### Directions
Begin with the first line and repeat exactly through the line containing "(0,0) rectangle (1032,928);"; leave every image out.

### Collected data
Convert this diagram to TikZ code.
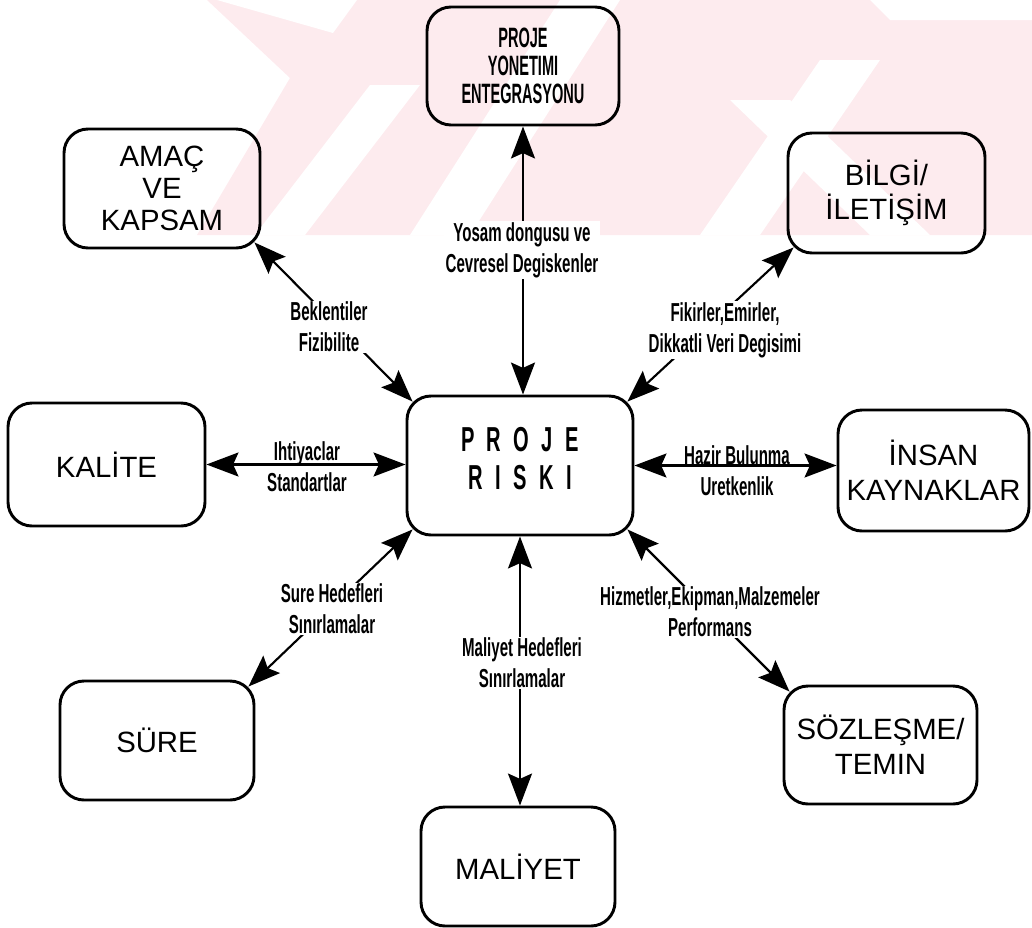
\documentclass[tikz,border=0pt]{standalone}
\usepackage{fontspec}
\setmainfont{Liberation Sans}
\newfontfamily\labelfont[FakeStretch=0.58]{Liberation Sans}
\newfontfamily\headfont[FakeStretch=0.52]{Liberation Sans}
\usetikzlibrary{arrows.meta,calc}
\definecolor{wmpink}{RGB}{253,235,238}
\newcommand\lettergap{\hspace{9.3pt}}

\begin{document}
\begin{tikzpicture}[x=0.75pt,y=-0.75pt,
  box/.style={draw,line width=2.2pt,rounded corners=18pt,inner sep=0pt,align=center,
    font=\fontsize{22}{26}\selectfont},
  lbl/.style={fill=white,inner sep=1pt,align=center,
    font=\labelfont\bfseries\fontsize{19.5}{23}\selectfont},
  lblfree/.style={inner sep=1pt,align=center,
    font=\labelfont\bfseries\fontsize{19.5}{23}\selectfont},
  link/.style={line width=1.6pt,
    arrows={Stealth[length=24pt,width=18pt,inset=4pt]-Stealth[length=24pt,width=18pt,inset=4pt]}}
]
\useasboundingbox (0,0) rectangle (1032,928);

% faint background emblem
\begin{scope}
  \clip (195,0) rectangle (1032,235);
  \fill[wmpink] (207,0) -- (290,78) -- (197,235) -- (1032,235) -- (1032,0) -- cycle;
  \fill[white] (217,0) -- (357,0) -- (333,33) -- cycle;
  \fill[white] (255,235) -- (305,235) -- (420,85) -- (370,85) -- cycle;
  \fill[white] (560,0) -- (620,0) -- (470,235) -- (410,235) -- cycle;
  \fill[white] (730,100) -- (790,100) -- (930,235) -- (870,235) -- cycle;
  \fill[white] (870,0) -- (1032,0) -- (1032,20) -- (890,20) -- cycle;
  \fill[white] (700,235) -- (760,235) -- (880,60) -- (820,60) -- cycle;
\end{scope}

% boxes
\node[box,minimum width=144pt,minimum height=88.5pt,
      font=\headfont\bfseries\fontsize{21}{21}\selectfont] (top) at (523,66)
  {PROJE\\YONETIMI\\ENTEGRASYONU};
\node[box,minimum width=147pt,minimum height=89.25pt,font=\fontsize{22}{24}\selectfont] (amac) at (162,188.5)
  {AMAÇ\\VE\\KAPSAM};
\node[box,minimum width=147.75pt,minimum height=90pt] (bilgi) at (886.5,193)
  {BİLGİ/\\İLETİŞİM};
\node[box,minimum width=169.5pt,minimum height=104.25pt] (risk) at (520,465.5) {};
\node[align=center,inner sep=0pt,font=\labelfont\bfseries\fontsize{26}{28.5}\selectfont] (risktext) at (520,459)
  {P\lettergap R\lettergap O\lettergap J\lettergap E\\R\lettergap I\lettergap S\lettergap K\lettergap I};
\node[box,minimum width=147.75pt,minimum height=92.25pt] (kalite) at (106.5,464.5)
  {KALİTE};
\node[box,minimum width=143.25pt,minimum height=90.75pt] (insan) at (933.5,470.5)
  {İNSAN\\KAYNAKLAR};
\node[box,minimum width=145.5pt,minimum height=89.25pt] (sure) at (157,740.5)
  {SÜRE};
\node[box,minimum width=145.5pt,minimum height=89.25pt] (maliyet) at (518,866.5)
  {MALİYET};
\node[box,minimum width=144.75pt,minimum height=88.5pt] (sozlesme) at (880.5,745)
  {SÖZLEŞME/\\TEMIN};

% connectors
\draw[link] (top.south) -- (top.south |- risk.north);
\draw[link] ($(amac.south east)+(-7,-7)$) -- ($(risk.north west)+(7,7)$);
\draw[link] ($(bilgi.south west)+(7,-7)$) -- ($(risk.north east)+(-7,7)$);
\draw[link] (kalite.east) -- (kalite.east -| risk.west);
\draw[link] (risk.east) -- (risk.east -| insan.west);
\draw[link] ($(risk.south west)+(7,-7)$) -- ($(sure.north east)+(-7,7)$);
\draw[link] (risk.south) -- (risk.south |- maliyet.north);
\draw[link] ($(risk.south east)+(-7,-7)$) -- ($(sozlesme.north west)+(7,7)$);

% connector labels
\node[lbl] (ltop) at (522,250) {Yosam dongusu ve\\Cevresel Degiskenler};
\node[lbl] (lamac) at (329,327) {Beklentiler\\Fizibilite};
\node[lbl] (lbilgi) at (725,330) {Fikirler,Emirler,\\Dikkatli Veri Degisimi};
\node[lblfree] (lkalite) at (307,467) {Ihtiyaclar\\Standartlar};
\node[lblfree] (linsan) at (737,471) {Hazir Bulunma\\Uretkenlik};
\node[lbl] (lsure) at (332,609) {Sure Hedefleri\\Sınırlamalar};
\node[lbl] (lmaliyet) at (522,663) {Maliyet Hedefleri\\Sınırlamalar};
\node[lbl] (lsoz) at (710,612) {Hizmetler,Ekipman,Malzemeler\\Performans};
\end{tikzpicture}
\end{document}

### Written answer
Convert this diagram to TikZ code.
\documentclass[tikz,border=0pt]{standalone}
\usepackage{fontspec}
\setmainfont{Liberation Sans}
\newfontfamily\labelfont[FakeStretch=0.58]{Liberation Sans}
\newfontfamily\headfont[FakeStretch=0.52]{Liberation Sans}
\usetikzlibrary{arrows.meta,calc}
\definecolor{wmpink}{RGB}{253,235,238}
\newcommand\lettergap{\hspace{9.3pt}}

\begin{document}
\begin{tikzpicture}[x=0.75pt,y=-0.75pt,
  box/.style={draw,line width=2.2pt,rounded corners=18pt,inner sep=0pt,align=center,
    font=\fontsize{22}{26}\selectfont},
  lbl/.style={fill=white,inner sep=1pt,align=center,
    font=\labelfont\bfseries\fontsize{19.5}{23}\selectfont},
  lblfree/.style={inner sep=1pt,align=center,
    font=\labelfont\bfseries\fontsize{19.5}{23}\selectfont},
  link/.style={line width=1.6pt,
    arrows={Stealth[length=24pt,width=18pt,inset=4pt]-Stealth[length=24pt,width=18pt,inset=4pt]}}
]
\useasboundingbox (0,0) rectangle (1032,928);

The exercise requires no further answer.